Your output is the lines from the first one to the one containing "const binHalfWidth = 0.0025;", repeated exactly, with images left out.

### Stored data
####

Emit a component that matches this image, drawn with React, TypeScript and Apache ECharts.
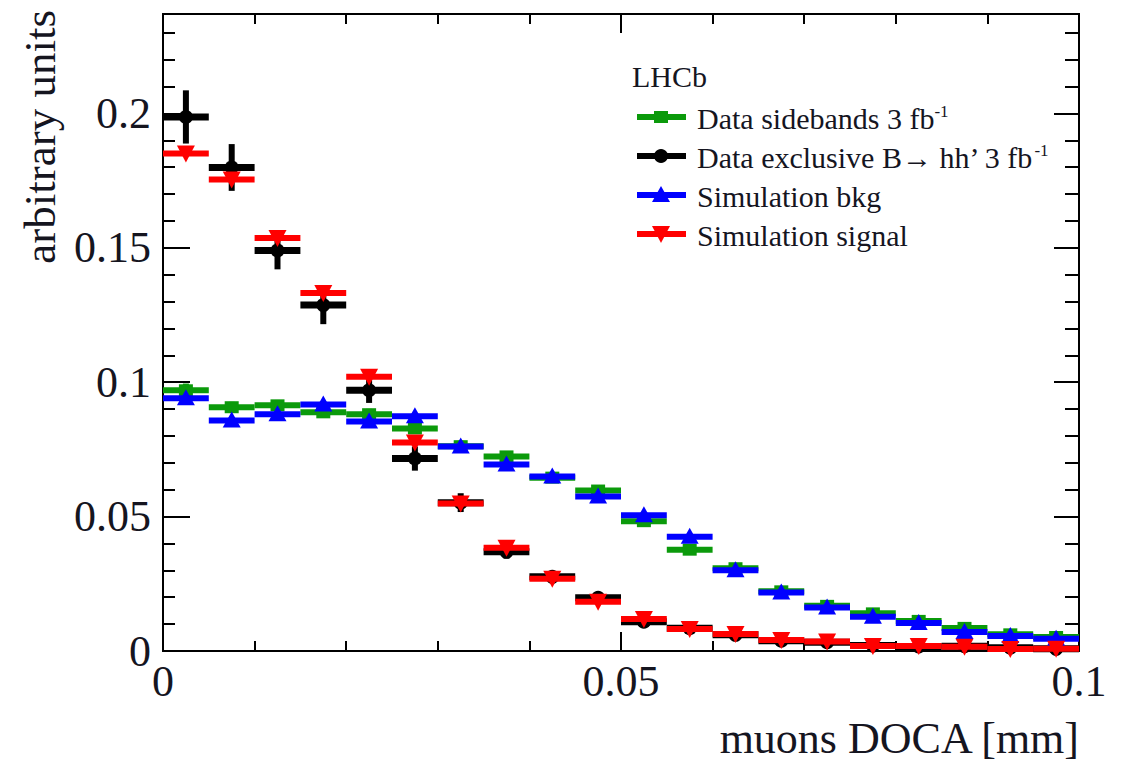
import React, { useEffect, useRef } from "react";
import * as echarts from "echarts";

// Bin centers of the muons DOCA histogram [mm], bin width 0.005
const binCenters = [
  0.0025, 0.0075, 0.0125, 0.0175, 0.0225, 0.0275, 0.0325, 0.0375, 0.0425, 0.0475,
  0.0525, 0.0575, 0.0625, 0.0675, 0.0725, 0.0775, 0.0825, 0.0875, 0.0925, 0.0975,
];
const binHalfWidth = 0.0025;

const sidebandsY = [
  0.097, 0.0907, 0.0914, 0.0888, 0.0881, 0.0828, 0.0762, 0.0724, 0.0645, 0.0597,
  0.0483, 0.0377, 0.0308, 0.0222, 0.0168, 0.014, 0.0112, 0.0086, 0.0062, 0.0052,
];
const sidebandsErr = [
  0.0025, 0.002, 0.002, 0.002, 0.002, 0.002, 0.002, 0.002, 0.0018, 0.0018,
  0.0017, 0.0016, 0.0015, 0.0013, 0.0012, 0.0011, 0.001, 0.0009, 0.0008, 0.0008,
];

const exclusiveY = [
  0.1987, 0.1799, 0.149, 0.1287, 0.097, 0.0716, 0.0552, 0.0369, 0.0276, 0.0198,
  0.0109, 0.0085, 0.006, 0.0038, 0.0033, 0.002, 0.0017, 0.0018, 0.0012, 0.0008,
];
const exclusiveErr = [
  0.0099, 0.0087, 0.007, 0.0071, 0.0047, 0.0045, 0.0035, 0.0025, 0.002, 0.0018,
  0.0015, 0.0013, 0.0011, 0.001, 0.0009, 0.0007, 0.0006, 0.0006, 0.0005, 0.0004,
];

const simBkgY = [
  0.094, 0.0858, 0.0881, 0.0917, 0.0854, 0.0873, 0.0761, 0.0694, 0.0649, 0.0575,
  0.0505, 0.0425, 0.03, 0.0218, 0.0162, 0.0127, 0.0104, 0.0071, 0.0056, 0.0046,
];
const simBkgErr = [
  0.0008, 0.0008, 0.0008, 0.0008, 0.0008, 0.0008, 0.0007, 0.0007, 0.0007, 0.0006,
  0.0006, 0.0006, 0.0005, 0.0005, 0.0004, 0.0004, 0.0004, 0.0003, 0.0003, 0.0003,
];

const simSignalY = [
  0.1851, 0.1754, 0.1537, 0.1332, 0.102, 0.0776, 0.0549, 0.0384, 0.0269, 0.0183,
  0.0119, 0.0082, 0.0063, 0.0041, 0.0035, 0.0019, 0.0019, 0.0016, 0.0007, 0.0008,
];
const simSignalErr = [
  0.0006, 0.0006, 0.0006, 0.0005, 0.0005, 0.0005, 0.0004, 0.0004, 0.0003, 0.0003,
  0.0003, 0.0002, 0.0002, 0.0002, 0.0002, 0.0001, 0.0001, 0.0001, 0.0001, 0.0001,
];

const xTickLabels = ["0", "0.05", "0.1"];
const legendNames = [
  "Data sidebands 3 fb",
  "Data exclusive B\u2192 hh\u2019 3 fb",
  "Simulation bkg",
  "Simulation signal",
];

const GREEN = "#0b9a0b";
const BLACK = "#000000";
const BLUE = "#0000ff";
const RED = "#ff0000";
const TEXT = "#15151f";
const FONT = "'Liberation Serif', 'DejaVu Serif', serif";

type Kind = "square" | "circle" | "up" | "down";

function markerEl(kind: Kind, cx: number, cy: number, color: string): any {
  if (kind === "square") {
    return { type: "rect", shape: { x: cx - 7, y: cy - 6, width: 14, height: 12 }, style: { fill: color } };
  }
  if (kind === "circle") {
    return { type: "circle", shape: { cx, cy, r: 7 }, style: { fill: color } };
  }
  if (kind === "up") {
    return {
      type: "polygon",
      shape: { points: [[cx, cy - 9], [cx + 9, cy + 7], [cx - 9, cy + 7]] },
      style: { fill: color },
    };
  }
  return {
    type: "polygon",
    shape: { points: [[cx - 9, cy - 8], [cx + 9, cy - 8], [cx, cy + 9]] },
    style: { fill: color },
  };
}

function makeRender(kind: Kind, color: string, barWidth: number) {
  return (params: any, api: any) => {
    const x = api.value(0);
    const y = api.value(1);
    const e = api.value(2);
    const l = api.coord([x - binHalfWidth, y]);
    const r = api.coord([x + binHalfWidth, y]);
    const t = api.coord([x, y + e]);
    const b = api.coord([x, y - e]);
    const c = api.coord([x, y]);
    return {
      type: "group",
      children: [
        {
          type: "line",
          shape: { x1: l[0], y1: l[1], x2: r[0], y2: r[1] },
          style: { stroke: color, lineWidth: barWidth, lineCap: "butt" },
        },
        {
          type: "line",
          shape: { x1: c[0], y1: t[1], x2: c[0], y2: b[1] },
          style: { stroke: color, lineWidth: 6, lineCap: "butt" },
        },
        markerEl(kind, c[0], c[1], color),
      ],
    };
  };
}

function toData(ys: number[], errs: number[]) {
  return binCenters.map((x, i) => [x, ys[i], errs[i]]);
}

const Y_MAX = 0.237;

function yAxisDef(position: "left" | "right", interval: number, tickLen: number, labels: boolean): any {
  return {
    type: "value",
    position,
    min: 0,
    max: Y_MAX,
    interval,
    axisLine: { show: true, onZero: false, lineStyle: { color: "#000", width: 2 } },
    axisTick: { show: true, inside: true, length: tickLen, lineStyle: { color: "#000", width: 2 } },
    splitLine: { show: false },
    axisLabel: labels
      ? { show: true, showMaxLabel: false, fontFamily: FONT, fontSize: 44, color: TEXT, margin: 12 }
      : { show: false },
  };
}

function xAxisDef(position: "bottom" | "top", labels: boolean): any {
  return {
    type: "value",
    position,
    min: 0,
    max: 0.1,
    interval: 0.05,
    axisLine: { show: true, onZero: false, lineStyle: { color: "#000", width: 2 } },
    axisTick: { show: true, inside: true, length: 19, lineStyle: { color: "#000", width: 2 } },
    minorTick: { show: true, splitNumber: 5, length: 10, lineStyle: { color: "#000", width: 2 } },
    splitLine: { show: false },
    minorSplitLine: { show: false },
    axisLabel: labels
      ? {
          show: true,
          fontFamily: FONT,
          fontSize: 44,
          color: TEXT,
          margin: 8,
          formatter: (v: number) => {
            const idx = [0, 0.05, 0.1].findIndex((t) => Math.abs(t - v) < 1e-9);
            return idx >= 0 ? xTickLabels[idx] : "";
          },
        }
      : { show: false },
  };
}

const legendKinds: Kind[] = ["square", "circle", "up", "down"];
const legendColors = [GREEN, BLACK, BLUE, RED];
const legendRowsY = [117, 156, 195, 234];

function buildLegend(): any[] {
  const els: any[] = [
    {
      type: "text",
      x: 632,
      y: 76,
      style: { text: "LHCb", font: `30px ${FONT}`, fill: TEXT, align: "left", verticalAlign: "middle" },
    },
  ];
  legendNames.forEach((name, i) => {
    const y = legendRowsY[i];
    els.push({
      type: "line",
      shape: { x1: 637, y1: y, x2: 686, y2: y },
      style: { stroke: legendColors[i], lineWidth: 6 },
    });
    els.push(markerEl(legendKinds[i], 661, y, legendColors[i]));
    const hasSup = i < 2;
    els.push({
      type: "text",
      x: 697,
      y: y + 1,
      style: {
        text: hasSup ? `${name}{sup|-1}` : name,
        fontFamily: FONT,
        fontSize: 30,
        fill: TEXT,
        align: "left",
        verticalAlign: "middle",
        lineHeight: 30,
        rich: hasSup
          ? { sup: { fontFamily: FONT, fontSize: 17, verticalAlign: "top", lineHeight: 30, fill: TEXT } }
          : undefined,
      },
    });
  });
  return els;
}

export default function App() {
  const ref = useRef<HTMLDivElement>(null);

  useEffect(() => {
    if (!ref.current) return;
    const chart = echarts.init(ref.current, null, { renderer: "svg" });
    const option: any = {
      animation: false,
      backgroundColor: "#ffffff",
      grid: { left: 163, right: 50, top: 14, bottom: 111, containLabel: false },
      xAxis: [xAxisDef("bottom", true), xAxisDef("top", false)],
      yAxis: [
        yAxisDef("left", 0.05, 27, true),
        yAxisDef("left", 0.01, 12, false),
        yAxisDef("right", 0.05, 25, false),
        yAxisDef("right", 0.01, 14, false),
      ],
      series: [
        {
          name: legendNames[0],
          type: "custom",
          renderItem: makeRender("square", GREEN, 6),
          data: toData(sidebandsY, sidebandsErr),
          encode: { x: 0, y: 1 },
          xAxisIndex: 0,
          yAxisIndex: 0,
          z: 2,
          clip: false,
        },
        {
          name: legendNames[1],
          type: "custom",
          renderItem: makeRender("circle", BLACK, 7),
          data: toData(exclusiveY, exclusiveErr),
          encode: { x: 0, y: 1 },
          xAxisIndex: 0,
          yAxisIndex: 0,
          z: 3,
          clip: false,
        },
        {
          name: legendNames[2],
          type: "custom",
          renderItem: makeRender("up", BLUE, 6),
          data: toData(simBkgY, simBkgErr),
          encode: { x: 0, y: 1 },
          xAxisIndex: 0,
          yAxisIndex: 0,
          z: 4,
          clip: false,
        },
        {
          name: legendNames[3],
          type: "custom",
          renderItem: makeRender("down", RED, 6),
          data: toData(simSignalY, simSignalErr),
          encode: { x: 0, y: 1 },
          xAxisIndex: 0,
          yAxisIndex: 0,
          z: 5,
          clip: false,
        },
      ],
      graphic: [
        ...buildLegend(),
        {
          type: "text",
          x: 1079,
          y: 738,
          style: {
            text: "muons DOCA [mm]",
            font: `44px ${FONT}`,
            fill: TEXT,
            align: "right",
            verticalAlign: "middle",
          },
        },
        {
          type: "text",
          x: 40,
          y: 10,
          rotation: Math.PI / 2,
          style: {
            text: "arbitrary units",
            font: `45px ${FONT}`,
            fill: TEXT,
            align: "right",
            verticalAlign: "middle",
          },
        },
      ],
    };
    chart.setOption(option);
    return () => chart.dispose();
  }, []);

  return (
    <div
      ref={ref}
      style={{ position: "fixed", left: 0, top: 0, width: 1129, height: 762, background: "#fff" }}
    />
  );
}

####

### Correct output
Emit a component that matches this image, drawn with React, TypeScript and Apache ECharts.
import React, { useEffect, useRef } from "react";
import * as echarts from "echarts";

// Bin centers of the muons DOCA histogram [mm], bin width 0.005
const binCenters = [
  0.0025, 0.0075, 0.0125, 0.0175, 0.0225, 0.0275, 0.0325, 0.0375, 0.0425, 0.0475,
  0.0525, 0.0575, 0.0625, 0.0675, 0.0725, 0.0775, 0.0825, 0.0875, 0.0925, 0.0975,
];
const binHalfWidth = 0.0025;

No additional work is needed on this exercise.